Как-то так внезапно и очень незаметно случилось, что я стала спать всю ночь и высыпаться. Больше никто не прерывает мой сон. Больше никто не вынимает еду из моей тарелки, не виснет на коленках, не орёт рядом надрывное «мааааам». Никого больше не надо одевать в огромные комбинезоны, исходя на пот и матерные слова. Я уже давно не таскаю коляску, не вожу детские санки. Блин, сегодня утром я вспомнила, что 2 года назад продала последнюю детскую коляску, а маленькая коробочка с детскими младенческими вещами стоит в шкафу старшего сына (он сам не отдаёт их, хочет оставить себе на память).
Теперь этот п…ц позади. Именно так, это был настоящий п….ц с нервным и психическим истощением, с затянувшейся депрессией, с подгибающимися ногами, больной спиной и галлюцинациями от недосыпа. Было всё, от затопляющей нежности, когда ребёнок вдруг впервые осмысленно смотрит на тебя, до жуткой ненависти, когда хочется вышвырнуть его в окно, лишь бы прекратить многочасовой вой. И сегодня я поняла, что это закончилось навсегда!
Я вышла из спальни, выспавшаяся, прошла в гостиную, где дети мирно резались в комп. Оказывается, они уже давно попили чай и съели по бутеру. Старший сказал, что чайник ещё горячий, если я хочу чаю, мелкий показал какую-то фигню, которую сделал из лего. И они оба отвернулись от меня, спокойно живя свою маленькую жизнь, где я уже не нужна им каждую минуту.
Нет, конечно иногда они ссорятся, нападают друг на друга с кулаками, потом оба, задыхаясь от слёз, говорят мне что-то. Я смягчаю их удары, растаскиваю иногда по углам, а иногда просто рычу, мол, сами разбирайтесь, хватит каждый раз меня дёргать. И разбираются ведь!

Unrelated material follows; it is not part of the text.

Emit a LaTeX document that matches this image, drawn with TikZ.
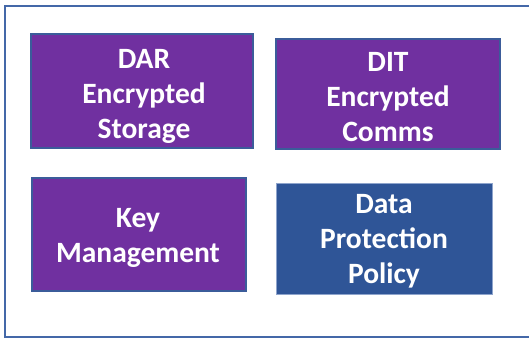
\documentclass[tikz,border=0pt]{standalone}
\usepackage{fontspec}
\setmainfont{Carlito}
\definecolor{frameblue}{HTML}{4468A8}
\definecolor{boxpurple}{HTML}{7030A0}
\definecolor{boxedge}{HTML}{3B5C9A}
\definecolor{policyblue}{HTML}{2F5597}
\definecolor{policyedge}{HTML}{8EA4CC}
\tikzset{
  tile/.style={draw=boxedge, line width=1.5pt, fill=boxpurple, inner sep=0pt},
  policytile/.style={tile, draw=policyedge, fill=policyblue, line width=1pt},
  tiletext/.style={text=white, font=\fontsize{29.5}{35}\selectfont\bfseries,
    align=center, inner sep=0pt}
}
\begin{document}
\begin{tikzpicture}[x=1pt,y=-1pt]
\useasboundingbox (0,0) rectangle (529,338);
\begin{scope}
\clip (0,0) rectangle (529,338);
\draw[frameblue, line width=2pt] (4.5,6) rectangle (540,337);
\end{scope}
\node[tile, minimum width=222pt, minimum height=114pt] (dar) at (142,91) {};
\node[tile, minimum width=224pt, minimum height=110pt] (dit) at (388,94) {};
\node[tile, minimum width=214pt, minimum height=113pt] (key) at (139,234.5) {};
\node[policytile, minimum width=216pt, minimum height=111pt] (dpp) at (384,238.5) {};
\node[tiletext] (darT) at ([xshift=2pt,yshift=-5.2pt]dar.center) {DAR\\Encrypted\\Storage};
\node[tiletext] (ditT) at ([yshift=-3.2pt]dit.center) {DIT\\Encrypted\\Comms};
\node[tiletext] (keyT) at ([xshift=-1pt,yshift=-3.2pt]key.center) {Key\\Management};
\node[tiletext] (dppT) at ([yshift=-3pt]dpp.center) {Data\\Protection\\Policy};
\end{tikzpicture}
\end{document}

Я постепенно становлюсь опустевшим домом, куда редко приходят гости. Те, кто занимали моё сердце, ум и тело слезли с моих рук и всё чаще живут свою собственную жизнь, где мне нет места. Я так привыкла жить с оглядкой на детей, планировать свою жизнь с учётом их потребностей, выбирать между ними и собой, что сейчас мне всё ещё трудно остановиться. Я по привычке всё также делаю что-то для них, а они уже могут это отвергнуть и сказать: «Мам, мы сами, не надо».
Я уже забыла кем и чем я была до них, да и не осталось больше той Инны, которая была до детей. Шрамы материнства стянули тело, душу и жизнь, разрушилось до основания всё, что было до. Вся это уверенность про то, какой я буду матерью, какие у меня будут дети. Как смешно сейчас вспоминать, что я думала, мол, «мои дети никогда не будут истерить или грубить мне», что «я всегда буду их любить, дети - это моя жизнь, дети это главное» и ещё много всякой милой ерунды, которая стёрлась за эти 12 лет.

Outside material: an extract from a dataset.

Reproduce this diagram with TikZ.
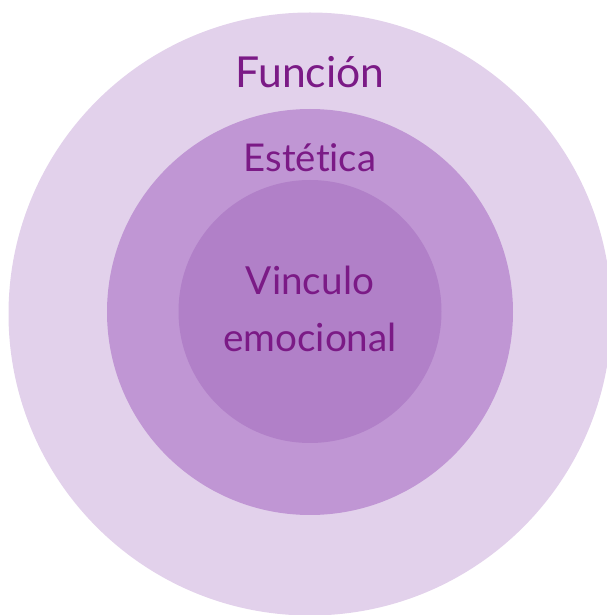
\documentclass[tikz,border=0pt]{standalone}
\usepackage{fontspec}
\setmainfont{Lato}[Ligatures=NoCommon]

\definecolor{ringout}{HTML}{E2D1EB}
\definecolor{ringmid}{HTML}{C096D4}
\definecolor{ringin}{HTML}{B180C8}
\definecolor{labelpurple}{HTML}{7B1A86}

\begin{document}
\begin{tikzpicture}[x=0.75pt,y=0.75pt]
    % Page frame
    \useasboundingbox (0,0) rectangle (607,615);
    \clip (0,0) rectangle (607,615);

    % Outer ring
    \fill[ringout] (310,301) circle (301.5);

    % Middle ring
    \fill[ringmid] (310,303) circle (203);

    % Inner ring
    \fill[ringin] (310,303.5) circle (131.5);

    % Labels
    \node[anchor=base, text=labelpurple, font=\fontsize{32}{38}\selectfont] (funcion) at (310,527) {Función};
    \node[anchor=base, text=labelpurple, font=\fontsize{28.7}{34}\selectfont] (estetica) at (310,443) {Estética};
    \node[anchor=base, text=labelpurple, font=\fontsize{29}{34}\selectfont] (vinculo) at (310,320) {Vinculo};
    \node[anchor=base, text=labelpurple, font=\fontsize{29}{34}\selectfont] (emocional) at (310,263) {emocional};
\end{tikzpicture}
\end{document}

Я увидела себя страшной и жестокой, когда хотела ударить или уничтожить ребёнка, я узнала себя бессильной и безоружной, когда не могла прекратить их истерики, унять их горе, я увидела себя слабой и глупой, когда слушала их мудрые и честные мысли, я познакомилась с собой живой, когда мне хотелось умереть от своего материнства. Я узнала себя любящую настолько глубоко, что было страшно.
Всё это случилось, перепахало меня и вывернуло наизнанку, оставив собирать себя из осколков: «Что мне нравилось, а что нравиться сейчас, я почти забыла? Что я люблю и чего хочу? Где моё место сейчас, если детям я нужна всё меньше?»
Последняя цитадель про поиск себя после материнства, горевание по утраченной себе «до» и встреча с собой «после». Смочь увидеть ценность того, что было, даже если оно было по большей части невыносимым и тяжёлым, присвоить то, что случилось с тобой и честно посмотреть на себя сегодняшнюю: на своё тело, на свою душу.